#### What to do
Leave out the images; return the rest of the data exactly.

#### Supplied material
↓

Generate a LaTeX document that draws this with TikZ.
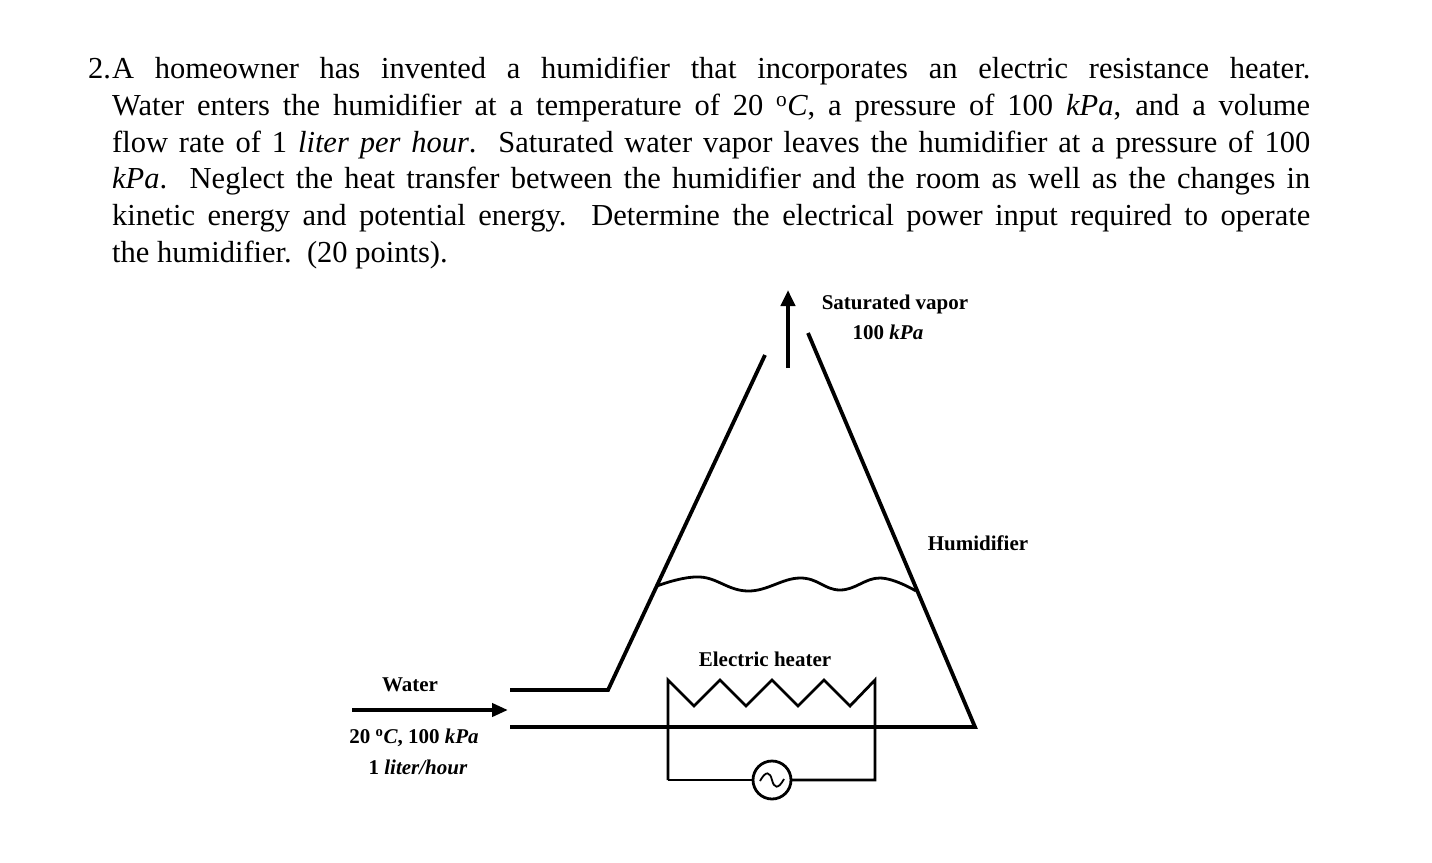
\documentclass[tikz,border=0pt]{standalone}
\usepackage{fontspec}
\setmainfont{Liberation Serif}
\usetikzlibrary{arrows.meta}
\begin{document}
\begin{tikzpicture}[x=1pt,y=-1pt,
  ln/.style={line width=3.8pt,line join=miter},
  thin/.style={line width=2.8pt},
  lbl/.style={font=\fontsize{21}{24}\selectfont\bfseries,inner sep=0pt,align=center}]
\useasboundingbox (0,0) rectangle (1432,862);
% problem text
\node[anchor=north west,inner sep=0pt] (num) at (88,53) {\fontsize{30.5}{36.7}\selectfont\strut 2.};
\node[anchor=north west,inner sep=0pt,text width=1198pt,align=justify] (txt) at (112,53) {\fontsize{30.5}{36.7}\selectfont\strut
A homeowner has invented a humidifier that incorporates an electric resistance heater.\linebreak
Water enters the humidifier at a temperature of 20 \textsuperscript{o}\textit{C}, a pressure of 100 \textit{kPa}, and a volume\linebreak
flow rate of 1 \textit{liter per hour}.\ \ Saturated water vapor leaves the humidifier at a pressure of 100\linebreak
\textit{kPa}.\ \ Neglect the heat transfer between the humidifier and the room as well as the changes in\linebreak
kinetic energy and potential energy.\ \ Determine the electrical power input required to operate\linebreak
the humidifier.\ \ (20 points).\par};
% vessel
\coordinate (inL) at (510,690);
\coordinate (kink) at (608,690);
\coordinate (topL) at (765,355);
\coordinate (topR) at (808,333);
\coordinate (botR) at (975,727);
\coordinate (inB) at (510,727);
\draw[ln] (inL) -- (kink) -- (topL);
\draw[ln] (topR) -- (botR) -- (inB);
% outlet arrow
\coordinate (o1) at (788,368);
\coordinate (o2) at (788,290);
\draw[line width=4.5pt,-{Triangle[width=14pt,length=16pt]}] (o1) -- (o2);
% water surface
\draw[thin] plot[smooth,tension=0.7] coordinates {(657,586) (700,577) (748,591) (800,578) (840,590) (880,578) (916,591)};
% inlet arrow
\coordinate (w1) at (352,710);
\coordinate (w2) at (508,710);
\draw[line width=4pt,-{Triangle[width=13pt,length=16pt]}] (w1) -- (w2);
% heater
\draw[thin] (668,780) -- (668,680) -- (694,706) -- (720,680) -- (746,706) -- (772,680) -- (798,706) -- (824,680) -- (850,706) -- (875,680) -- (875,780) -- (791,780);
\draw[thin] (668,780) -- (753,780);
\node[circle,draw,line width=2.8pt,minimum size=38pt,inner sep=0pt] (src) at (772,780) {};
\draw[line width=1.8pt] (760,781) .. controls (766,770) and (770,772) .. (772,780) .. controls (774,788) and (778,790) .. (784,779);
% labels
\node[lbl] (sv) at (895,304) {Saturated vapor};
\node[lbl] (sp) at (888,332) {100 \textit{kPa}};
\node[lbl] (hu) at (978,543) {Humidifier};
\node[lbl] (eh) at (765,659) {Electric heater};
\node[lbl] (wa) at (410,685) {Water};
\node[lbl] (wt) at (414,738) {20 \textsuperscript{o}\textit{C}, 100 \textit{kPa}};
\node[lbl] (wf) at (418,767) {1 \textit{liter/hour}};
\end{tikzpicture}
\end{document}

↑

#### Correct answer
Generate a LaTeX document that draws this with TikZ.
\documentclass[tikz,border=0pt]{standalone}
\usepackage{fontspec}
\setmainfont{Liberation Serif}
\usetikzlibrary{arrows.meta}
\begin{document}
\begin{tikzpicture}[x=1pt,y=-1pt,
  ln/.style={line width=3.8pt,line join=miter},
  thin/.style={line width=2.8pt},
  lbl/.style={font=\fontsize{21}{24}\selectfont\bfseries,inner sep=0pt,align=center}]
\useasboundingbox (0,0) rectangle (1432,862);
% problem text
\node[anchor=north west,inner sep=0pt] (num) at (88,53) {\fontsize{30.5}{36.7}\selectfont\strut 2.};
\node[anchor=north west,inner sep=0pt,text width=1198pt,align=justify] (txt) at (112,53) {\fontsize{30.5}{36.7}\selectfont\strut
A homeowner has invented a humidifier that incorporates an electric resistance heater.\linebreak
Water enters the humidifier at a temperature of 20 \textsuperscript{o}\textit{C}, a pressure of 100 \textit{kPa}, and a volume\linebreak
flow rate of 1 \textit{liter per hour}.\ \ Saturated water vapor leaves the humidifier at a pressure of 100\linebreak
\textit{kPa}.\ \ Neglect the heat transfer between the humidifier and the room as well as the changes in\linebreak
kinetic energy and potential energy.\ \ Determine the electrical power input required to operate\linebreak
the humidifier.\ \ (20 points).\par};
% vessel
\coordinate (inL) at (510,690);
\coordinate (kink) at (608,690);
\coordinate (topL) at (765,355);
\coordinate (topR) at (808,333);
\coordinate (botR) at (975,727);
\coordinate (inB) at (510,727);
\draw[ln] (inL) -- (kink) -- (topL);
\draw[ln] (topR) -- (botR) -- (inB);
% outlet arrow
\coordinate (o1) at (788,368);
\coordinate (o2) at (788,290);
\draw[line width=4.5pt,-{Triangle[width=14pt,length=16pt]}] (o1) -- (o2);
% water surface
\draw[thin] plot[smooth,tension=0.7] coordinates {(657,586) (700,577) (748,591) (800,578) (840,590) (880,578) (916,591)};
% inlet arrow
\coordinate (w1) at (352,710);
\coordinate (w2) at (508,710);
\draw[line width=4pt,-{Triangle[width=13pt,length=16pt]}] (w1) -- (w2);
% heater
\draw[thin] (668,780) -- (668,680) -- (694,706) -- (720,680) -- (746,706) -- (772,680) -- (798,706) -- (824,680) -- (850,706) -- (875,680) -- (875,780) -- (791,780);
\draw[thin] (668,780) -- (753,780);
\node[circle,draw,line width=2.8pt,minimum size=38pt,inner sep=0pt] (src) at (772,780) {};
\draw[line width=1.8pt] (760,781) .. controls (766,770) and (770,772) .. (772,780) .. controls (774,788) and (778,790) .. (784,779);
% labels
\node[lbl] (sv) at (895,304) {Saturated vapor};
\node[lbl] (sp) at (888,332) {100 \textit{kPa}};
\node[lbl] (hu) at (978,543) {Humidifier};
\node[lbl] (eh) at (765,659) {Electric heater};
\node[lbl] (wa) at (410,685) {Water};
\node[lbl] (wt) at (414,738) {20 \textsuperscript{o}\textit{C}, 100 \textit{kPa}};
\node[lbl] (wf) at (418,767) {1 \textit{liter/hour}};
\end{tikzpicture}
\end{document}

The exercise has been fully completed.